§ **Set exercise**: Please transcribe the data that follows without the pictures, keeping every word the same.
● ● ● ●
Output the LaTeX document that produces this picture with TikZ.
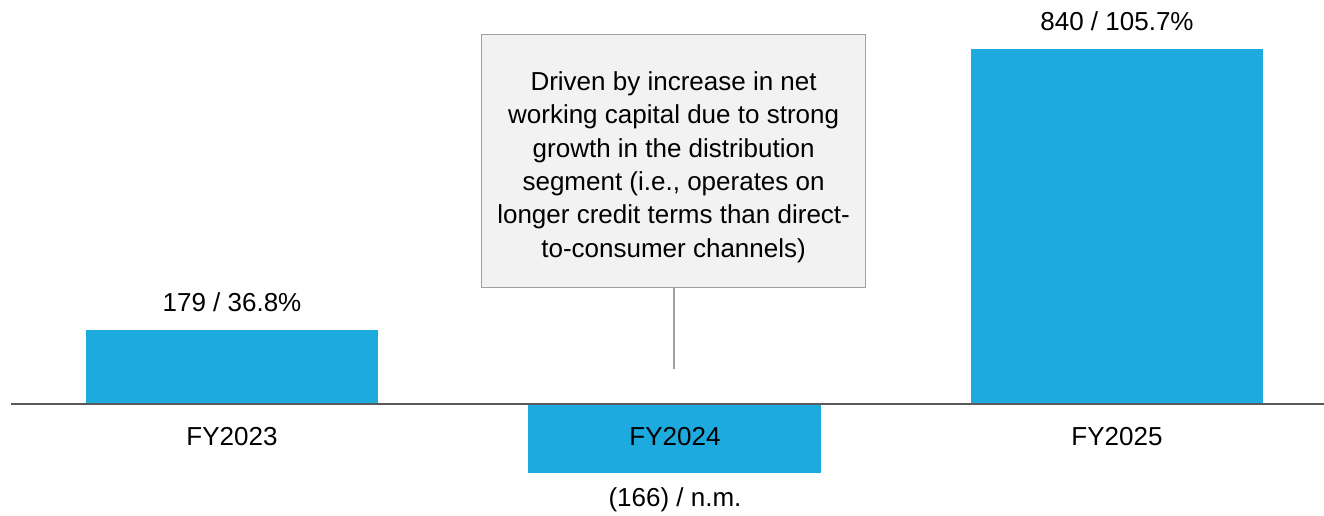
\documentclass[tikz,border=0pt]{standalone}
\usepackage{fontspec}
\setmainfont{Liberation Sans}
\definecolor{barblue}{HTML}{1DABDF}
\definecolor{axisgray}{HTML}{595959}
\definecolor{boxfill}{HTML}{F2F2F2}
\definecolor{boxline}{HTML}{A0A0A0}
\begin{document}
\begin{tikzpicture}[x=1pt,y=-1pt,
  lbl/.style={font=\fontsize{26}{30}\selectfont, text=black, inner sep=0pt, anchor=center},
  bar/.style={fill=barblue, draw=none},
  callout/.style={draw=boxline, line width=1.2pt, fill=boxfill, minimum width=384pt, minimum height=253pt, anchor=north west, inner sep=0pt},
  callouttext/.style={align=center, inner sep=0pt, font=\fontsize{26}{33.4}\selectfont, anchor=center},
  leader/.style={draw=boxline, line width=1.2pt}]
\useasboundingbox (0,0) rectangle (1324,516);
% bars
\fill[bar] (86,330) rectangle (378,404);
\fill[bar] (528,404) rectangle (821,473);
\fill[bar] (971,49) rectangle (1263,404);
% axis
\coordinate (axL) at (11,404);
\coordinate (axR) at (1324,404);
\draw[axisgray, line width=2pt] (axL) -- (axR);
% value labels
\node[lbl] (v1) at (232,302) {179 / 36.8\%};
\node[lbl] (v2) at (675,500) {(166) / n.m.};
\node[lbl] (v3) at (1117,21) {840 / 105.7\%};
% category labels
\node[lbl] (c1) at (232,437) {FY2023};
\node[lbl] (c2) at (675,437) {FY2024};
\node[lbl] (c3) at (1117,437) {FY2025};
% callout
\node[callout] (note) at (481,34) {};
\node[callouttext] (notetext) at ([yshift=-6pt]note.center) {Driven by increase in net\\working capital due to strong\\growth in the distribution\\segment (i.e., operates on\\longer credit terms than direct-\\to-consumer channels)};
\coordinate (leadend) at (674,369);
\draw[leader] (note.south -| leadend) -- (leadend);
\end{tikzpicture}
\end{document}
● ● ● ●
§ **Solved problem**:
Output the LaTeX document that produces this picture with TikZ.
\documentclass[tikz,border=0pt]{standalone}
\usepackage{fontspec}
\setmainfont{Liberation Sans}
\definecolor{barblue}{HTML}{1DABDF}
\definecolor{axisgray}{HTML}{595959}
\definecolor{boxfill}{HTML}{F2F2F2}
\definecolor{boxline}{HTML}{A0A0A0}
\begin{document}
\begin{tikzpicture}[x=1pt,y=-1pt,
  lbl/.style={font=\fontsize{26}{30}\selectfont, text=black, inner sep=0pt, anchor=center},
  bar/.style={fill=barblue, draw=none},
  callout/.style={draw=boxline, line width=1.2pt, fill=boxfill, minimum width=384pt, minimum height=253pt, anchor=north west, inner sep=0pt},
  callouttext/.style={align=center, inner sep=0pt, font=\fontsize{26}{33.4}\selectfont, anchor=center},
  leader/.style={draw=boxline, line width=1.2pt}]
\useasboundingbox (0,0) rectangle (1324,516);
% bars
\fill[bar] (86,330) rectangle (378,404);
\fill[bar] (528,404) rectangle (821,473);
\fill[bar] (971,49) rectangle (1263,404);
% axis
\coordinate (axL) at (11,404);
\coordinate (axR) at (1324,404);
\draw[axisgray, line width=2pt] (axL) -- (axR);
% value labels
\node[lbl] (v1) at (232,302) {179 / 36.8\%};
\node[lbl] (v2) at (675,500) {(166) / n.m.};
\node[lbl] (v3) at (1117,21) {840 / 105.7\%};
% category labels
\node[lbl] (c1) at (232,437) {FY2023};
\node[lbl] (c2) at (675,437) {FY2024};
\node[lbl] (c3) at (1117,437) {FY2025};
% callout
\node[callout] (note) at (481,34) {};
\node[callouttext] (notetext) at ([yshift=-6pt]note.center) {Driven by increase in net\\working capital due to strong\\growth in the distribution\\segment (i.e., operates on\\longer credit terms than direct-\\to-consumer channels)};
\coordinate (leadend) at (674,369);
\draw[leader] (note.south -| leadend) -- (leadend);
\end{tikzpicture}
\end{document}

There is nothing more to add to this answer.